I wrote the second one two months ago, when I found out you’d been writing to an ex-girlfriend you hadn’t spoken to in thirty-five years. The same one that had me scared, thirty-four years ago, that my happiness was at her whim. What got to me wasn’t even the writing (and yes, I read your correspondence), it was something you said about regret.
I never wanted to be part of anyone’s regret, Frank.
For thirty-five years I’ve watched you exercise your power of choice. Over the years you’ve chosen your clients, where you go for lunch, if and when you’ll join me and the kids on holiday. Jobs, structural changes to the house, what to obsess over, how much time to devote to dead German painters, if and when to pay our taxes. Who to declare undying devotion to, who to include in your pre-twilight regrets.

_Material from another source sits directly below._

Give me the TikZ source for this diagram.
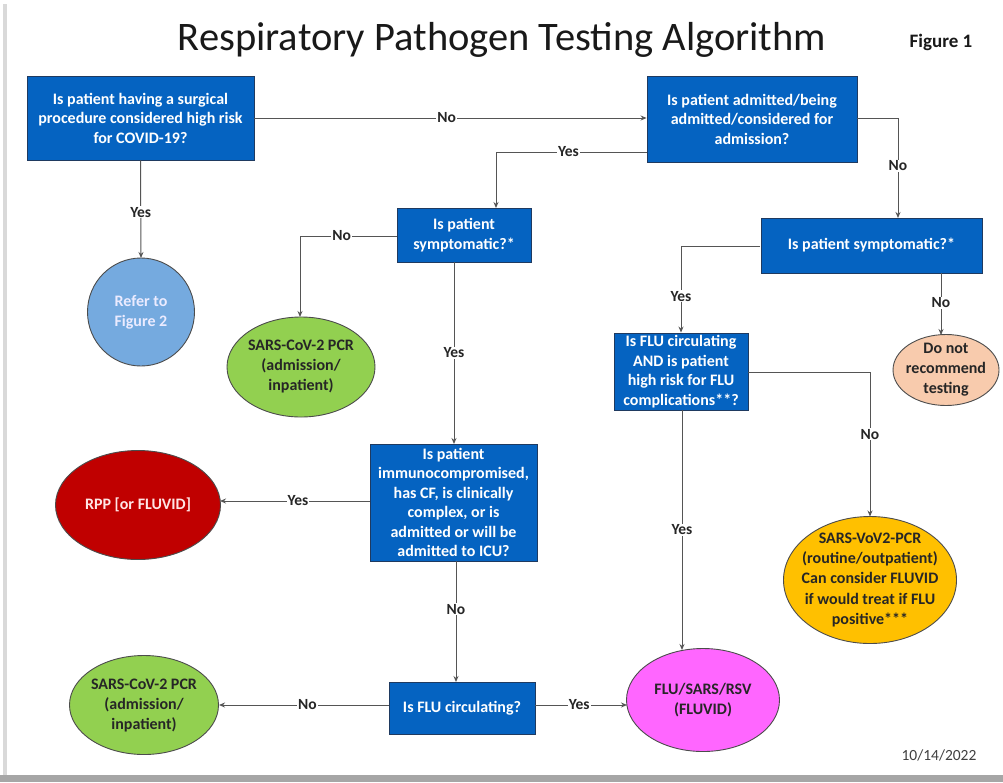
\documentclass[tikz,border=0pt]{standalone}
\usepackage{fontspec}
\setmainfont{Carlito}
\usetikzlibrary{arrows.meta,shapes.geometric}
\definecolor{boxblue}{HTML}{0563C1}
\definecolor{boxedge}{HTML}{1F3A60}
\definecolor{lblue}{HTML}{75AADF}
\definecolor{lgreen}{HTML}{92D050}
\definecolor{dred}{HTML}{C00000}
\definecolor{peach}{HTML}{F8CBAD}
\definecolor{gold}{HTML}{FFC000}
\definecolor{pink}{HTML}{FF66FF}
\definecolor{linec}{HTML}{555555}
\tikzset{
  qbox/.style={draw=boxedge, line width=0.9pt, fill=boxblue, text=white, font=\bfseries\fontsize{16}{19.5}\selectfont, align=center, inner sep=0pt},
  oval/.style={ellipse, draw=black!70, line width=0.9pt, inner sep=0pt, outer sep=0pt},
  ovtext/.style={font=\bfseries\fontsize{16}{20}\selectfont, align=center, inner sep=0pt, text=black!85},
  arr/.style={draw=linec, line width=1pt, -{Stealth[length=6pt,width=5pt]}},
  lbl/.style={fill=white, inner sep=1pt, font=\bfseries\fontsize{15.5}{17}\selectfont, text=black!85}
}
\begin{document}
\begin{tikzpicture}[x=1pt,y=-1pt]
\useasboundingbox (0,0) rectangle (1003,782);
% page and shadow
\fill[gray!70] (0,775) rectangle (1003,782);
\fill[gray!30] (3,4) rectangle (7,775);
\fill[white] (7,0) rectangle (1003,775);
% title
\node[font=\fontsize{40.5}{44}\selectfont, text=black!90] (title) at (502,40) {Respiratory Pathogen Testing Algorithm};
\node[font=\bfseries\fontsize{19}{21}\selectfont, text=black!90] (fig) at (941,42) {Figure 1};
\node[font=\fontsize{15.5}{17}\selectfont, text=black!75] (date) at (939,755) {10/14/2022};
% boxes
\node[qbox, minimum width=227, minimum height=84] (A) at (140.5,118) {Is patient having a surgical\\procedure considered high risk\\for COVID-19?};
\node[qbox, minimum width=210, minimum height=86] (B) at (752,119) {Is patient admitted/being\\admitted/considered for\\admission?};
\node[qbox, minimum width=134, minimum height=54] (C) at (464,235) {Is patient\\symptomatic?*};
\node[qbox, minimum width=221, minimum height=55] (D) at (871.5,245.5) {Is patient symptomatic?*};
\node[qbox, minimum width=167, minimum height=117] (E) at (453.5,502.5) {Is patient\\immunocompromised,\\has CF, is clinically\\complex, or is\\admitted or will be\\admitted to ICU?};
\node[qbox, minimum width=134, minimum height=77] (F) at (681,371.5) {Is FLU circulating\\AND is patient\\high risk for FLU\\complications**?};
\node[qbox, minimum width=146, minimum height=52] (G) at (462,708) {Is FLU circulating?};
% ovals
\node[oval, fill=lblue, minimum width=107, minimum height=108,
  label={[ovtext, text=white!92!blue]center:Refer to\\Figure 2}] (R) at (141,312) {};
\node[oval, fill=lgreen, minimum width=148, minimum height=100,
  label={[ovtext]center:SARS-CoV-2 PCR\\(admission/\\inpatient)}] (G1) at (301,367) {};
\node[oval, fill=peach, minimum width=106, minimum height=71,
  label={[ovtext]center:Do not\\recommend\\testing}] (O) at (946,370) {};
\node[oval, fill=dred, minimum width=165, minimum height=109,
  label={[ovtext, text=white!90!red]center:RPP [or FLUVID]}] (Red) at (138,505) {};
\node[oval, fill=gold, minimum width=173, minimum height=127,
  label={[ovtext]center:SARS-VoV2-PCR\\(routine/outpatient)\\Can consider FLUVID\\if would treat if FLU\\positive***}] (Y) at (870,580) {};
\node[oval, fill=lgreen, minimum width=149, minimum height=99,
  label={[ovtext]center:SARS-CoV-2 PCR\\(admission/\\inpatient)}] (G2) at (144,705) {};
\node[oval, fill=pink, minimum width=153, minimum height=103,
  label={[ovtext]center:FLU/SARS/RSV\\(FLUVID)}] (M) at (703,700) {};
% coordinates (connector start/bend points)
\coordinate (bY) at (647,152);
\coordinate (bYc) at (496,152);
\coordinate (cT) at (496,208);
\coordinate (bN) at (857,118);
\coordinate (bNc) at (898,118);
\coordinate (dT) at (898,218);
\coordinate (cN) at (397,236);
\coordinate (cNc) at (300,236);
\coordinate (g1T) at (300,317);
\coordinate (cB) at (454,262);
\coordinate (eT) at (454,444);
\coordinate (dY) at (760,246);
\coordinate (dYc) at (681,246);
\coordinate (dB) at (941,273);
\coordinate (oT) at (941,335);
\coordinate (fN) at (748,372);
\coordinate (fNc) at (870,372);
\coordinate (fB) at (682,410);
\coordinate (mT) at (682,650);
\coordinate (eL) at (370,501);
\coordinate (redR) at (220,501);
\coordinate (eB) at (456,561);
\coordinate (gT) at (456,682);
\coordinate (gL) at (389,705);
\coordinate (g2R) at (219,705);
\coordinate (gR) at (535,705);
\coordinate (mL) at (627,705);
% connectors
\draw[arr] (A.east) -- node[lbl, pos=0.49] {No} (A.east -| B.west);
\draw[arr] (A.south) -- node[lbl, pos=0.53] {Yes} (R.north);
\draw[arr] (bY) -- node[lbl, pos=0.52] {Yes} (bYc) -- (cT);
\draw[arr] (bN) -- (bNc) -- node[lbl, pos=0.48] {No} (dT);
\draw[arr] (cN) -- node[lbl, pos=0.57] {No} (cNc) -- (g1T);
\draw[arr] (cB) -- node[lbl, pos=0.5] {Yes} (eT);
\draw[arr] (dY) -- (dYc) -- node[lbl, pos=0.58] {Yes} (F.north);
\draw[arr] (dB) -- node[lbl, pos=0.48] {No} (oT);
\draw[arr] (fN) -- (fNc) -- node[lbl, pos=0.43] {No} (Y.north);
\draw[arr] (fB) -- node[lbl, pos=0.5] {Yes} (mT);
\draw[arr] (eL) -- node[lbl, pos=0.48] {Yes} (redR);
\draw[arr] (eB) -- node[lbl, pos=0.4] {No} (gT);
\draw[arr] (gL) -- node[lbl, pos=0.48] {No} (g2R);
\draw[arr] (gR) -- node[lbl, pos=0.48] {Yes} (mL);
\end{tikzpicture}
\end{document}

It is true there are some things I got to choose. New shoes for the kids, summer camps, what to make for dinner, which time slot for the parent-teacher conference... And you. I chose you.
Writing to you today, I am aware it isn’t just about a German woman who never had your children. I am opening a vent on the exhaustion I can and have contained for years. It exhausts me to watch you exist so far away from us. These days, if I want to share something with you, I am put off by the sheer distance between us. For years now you’ve been living in a ‘bor’ of your own making: an ill-defined grotto no one really c
ares about that doesn’t even exist in reality. You can’t see that all this is the symptom of a family man who has taken a giant step out of the circle, and is unable to name the place he’s chosen to hide out in.
For a long time I felt stupid that I was content with what was obviously so lacking for you. I felt like I had what I needed, and wanted, in you, the children. I made your bunker cosy, I watched the children while you moved into your parallel universe. I fought alongside you, but it was always your kingdom.
It’s not that you don’t need me – I can see that you do. But you need me like you need an anchor. I don’t want to be an anchor. I want to be lighter than that.
You are as in love as you are obsessed. You pore over paintings of man as a speck in mountain majesty. You stare at invisible swamps and holes in the ground, as if they were part of your reality. And today you’ve become one of the observers you study. You’ve become a thesis in dissociation.
We are the wings of the diorama, Frank. You’ve always felt alone with us, and you think you’re together with ghosts. You’re winding your heart up over some woman in Hamburg, and you’re not getting a check-up on the heart we need down here, in the real world.
You are scratching at the surface of the surface of another planet, Frank.
I will start looking for a place after the children leave. I want a small place, higher up in the mountains. Because, as it turns out, I love the mountains as much as you do. I never knew that. I’m going to find a better view of these mountains, Frank, and it will be my view.